Huth: Die Grünen sind aus einer Bewegung entstanden. Gibt es dort noch eine linke Basis? Ist das noch eine Größe, mit der die Parteioberen rechnen müssen, oder sind da schon alle Messen gesungen? Man hört doch sehr wenig Widerspruch, wenn es etwa um Kriege geht.

Bayram: Ich zitiere Anton Hofreiter, den Fraktionsvorsitzenden, der gesagt hat, die Grünen sind weiterhin eine linke Partei und haben den Anspruch, linke Politik zu machen. Ob das den hier formulierten Anforderungen genügt, kann ich nicht beantworten. Die letzten Jahre haben uns auch beim Thema Flucht und Migration gezeigt, dass die Bereitschaft der Parteien, wieder in nationales Denken zu verfallen, eine andere ist als die der Menschen, die einfach handeln und das tun, was gebraucht wird, die also solidarisch sind. Das habe ich bei den Protesten der Geflüchteten in Berlin erlebt, vom Hungerstreik am Brandenburger Tor über die Proteste am Oranienplatz. Wir müssen verstehen, dass diejenigen, die hierher kommen, Menschen sind, die in ihren Herkunftsländern politisch aktiv waren. Hier werden sie zu Bittstellern und als Sozialleistungsempfänger kleingemacht. Dabei haben sie die Power und die Ideen, wie es in ihren Ländern gerechter zugehen könnte. In solchen Bewegungen steckt sehr viel Kraft. Also, einer Partei oder den Parteien wird es alleine nicht gelingen. Und von dieser Idee des Herrn Lafontaine, um das abschließend noch mal zu sagen, halte ich wenig bis gar nichts.
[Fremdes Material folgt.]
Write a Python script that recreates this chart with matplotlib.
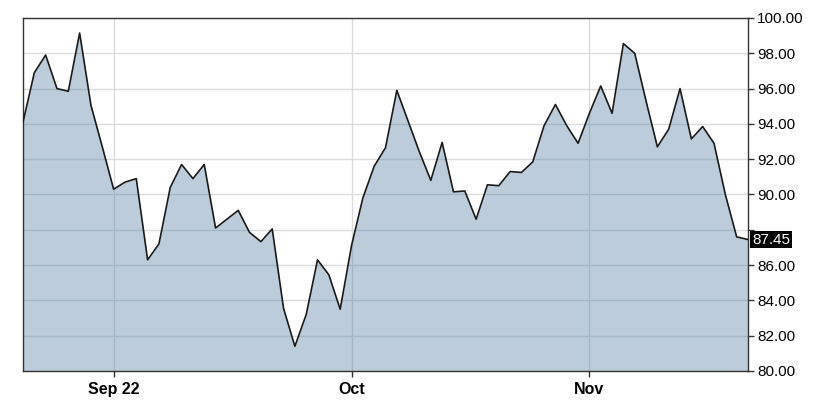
import numpy as np
import pandas as pd
import matplotlib
matplotlib.use('Agg')
import matplotlib.pyplot as plt

#%% data

# trading days Aug 22 - Nov 21 2022 (Labor Day closed)
dates = pd.bdate_range('2022-08-22', '2022-11-21')
dates = dates[dates != pd.Timestamp('2022-09-05')]

prices = [94.1, 96.9, 97.9, 96.0, 95.85, 99.15, 95.05, 92.7, 90.3, 90.7,
          90.9, 86.3, 87.2, 90.4, 91.7, 90.9, 91.7, 88.1, 88.6, 89.1,
          87.85, 87.33, 88.05, 83.55, 81.4, 83.2, 86.3, 85.45, 83.5, 87.1,
          89.8, 91.6, 92.65, 95.9, 94.15, 92.4, 90.8, 92.95, 90.15, 90.2,
          88.6, 90.55, 90.5, 91.3, 91.25, 91.85, 93.9, 95.1, 93.9, 92.9,
          94.6, 96.15, 94.6, 98.55, 98.0, 95.3, 92.7, 93.7, 96.0, 93.15,
          93.85, 92.9, 90.0, 87.6, 87.45]

month_labels = ['Sep 22', 'Oct', 'Nov']
y_ticks = [80, 82, 84, 86, 88, 90, 92, 94, 96, 98, 100]
last_label = '87.45'

#%% plot

plt.rcParams['font.family'] = ['Liberation Sans', 'DejaVu Sans']

fig = plt.figure(figsize=(8.16, 4.09), dpi=100)
ax = fig.add_axes([23/816, 1-371/409, 725/816, 353/409])

x = np.arange(len(prices))
ax.fill_between(x, prices, 80, color='#3f6f99', alpha=0.35, lw=0, zorder=2)
ax.plot(x, prices, color='#1a1a1a', lw=1.2, zorder=3)

# first trading day of each month
months = dates.month
month_pos = [i for i in range(1, len(dates)) if months[i] != months[i-1]]

ax.set_xlim(0, len(prices) - 1)
ax.set_ylim(80, 100)
ax.set_xticks(month_pos)
ax.set_xticklabels(month_labels, fontweight='bold', fontsize=11.5)
ax.set_yticks(y_ticks)
# the last-price tag takes the place of the label it sits on
ylabels = ['%.2f' % v for v in y_ticks]
near = int(np.argmin(np.abs(np.array(y_ticks) - prices[-1])))
ylabels[near] = ''
ax.set_yticklabels(ylabels, fontsize=11)
ax.yaxis.tick_right()
ax.tick_params(axis='both', direction='out', length=4, width=1, color='#333333')
ax.tick_params(axis='y', pad=2.5)
ax.tick_params(axis='x', pad=4)

ax.grid(True, color='#dcdcdc', lw=1, zorder=1)
ax.set_axisbelow(True)
for s in ax.spines.values():
    s.set_color('#333333')
    s.set_linewidth(1)

# last price tag
ax.text(1.0055, prices[-1], last_label, transform=ax.get_yaxis_transform(),
        color='white', fontsize=11, va='center', ha='left',
        bbox=dict(boxstyle='square,pad=0.1', fc='black', ec='none'),
        zorder=5, clip_on=False)

plt.savefig('out.png', dpi=100)
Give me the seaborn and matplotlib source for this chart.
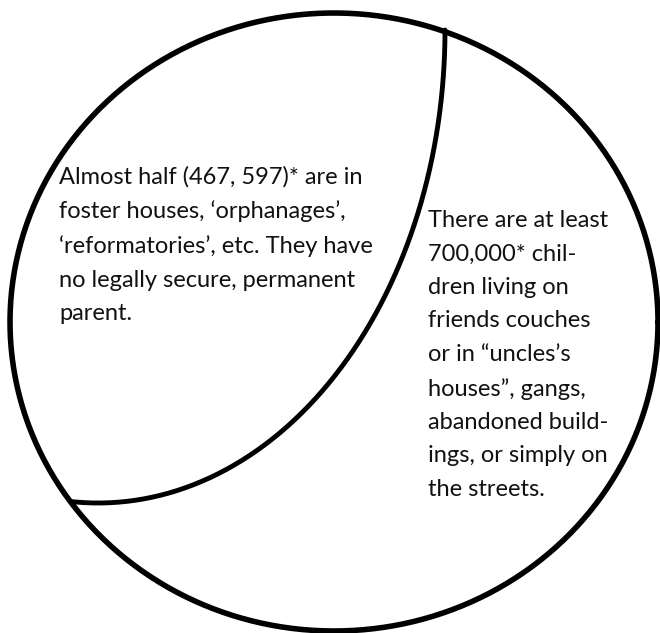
import numpy as np
import pandas as pd
import matplotlib.pyplot as plt
import seaborn as sns

sns.set_theme(style="white")
plt.rcParams["font.family"] = ["Lato", "DejaVu Sans"]

left_lines = [
    "Almost half (467, 597)* are in",
    "foster houses, \u2018orphanages\u2019,",
    "\u2018reformatories\u2019, etc. They have",
    "no legally secure, permanent",
    "parent.",
]
right_lines = [
    "There are at least",
    "700,000* chil-",
    "dren living on",
    "friends couches",
    "or in \u201cuncles\u2019s",
    "houses\u201d, gangs,",
    "abandoned build-",
    "ings, or simply on",
    "the streets.",
]

# outer circle (pixel space)
cx, cy, rx, ry = 334, 322, 324, 309
# inner dividing arc: a little over a quarter ellipse
ax0, ay0, ea, eb = 98, 30, 347, 473
arc_end = np.pi / 2 + 0.075

t = np.linspace(0, 2 * np.pi, 400)
outer = pd.DataFrame({"x": cx + rx * np.cos(t), "y": cy + ry * np.sin(t)})
s = np.linspace(0, arc_end, 200)
arc = pd.DataFrame({"x": ax0 + ea * np.cos(s), "y": ay0 + eb * np.sin(s)})

fig = plt.figure(figsize=(6.6, 6.33), dpi=100)
ax = fig.add_axes([0, 0, 1, 1])

sns.lineplot(data=outer, x="x", y="y", sort=False, estimator=None,
             color="black", linewidth=4.0, ax=ax)
sns.lineplot(data=arc, x="x", y="y", sort=False, estimator=None,
             color="black", linewidth=3.5, ax=ax)
ax.set_xlim(0, 660)
ax.set_ylim(633, 0)
ax.set_axis_off()

ax.text(59, 166, "\n".join(left_lines), fontsize=17, va="top", ha="left",
        linespacing=1.73, color="#111111")
ax.text(428, 210, "\n".join(right_lines), fontsize=17, va="top", ha="left",
        linespacing=1.73, color="#111111")

fig.savefig("out.png", dpi=100, facecolor="white")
Beutin: Dein persönliches Engagement in Ehren. Aber dennoch muss man sich anschauen, welche Positionen bei den Grünen mehrheitlich getragen werden. Sie haben die größte Rentenkürzung in der bundesdeutschen Geschichte mitgetragen, die Rente mit 67. Und auch die Absenkung des Rentenniveaus war kein Problem. Die Grünen haben sich weder von ihrer Kriegspolitik verabschiedet noch von ihrer neoliberalen Sozialkürzungspolitik. Das will ich bei allem Respekt doch einmal gesagt haben. Das heißt, auch die Grünen brauchen Druck, klare linke Positionen zu vertreten – noch viel mehr als Die Linke.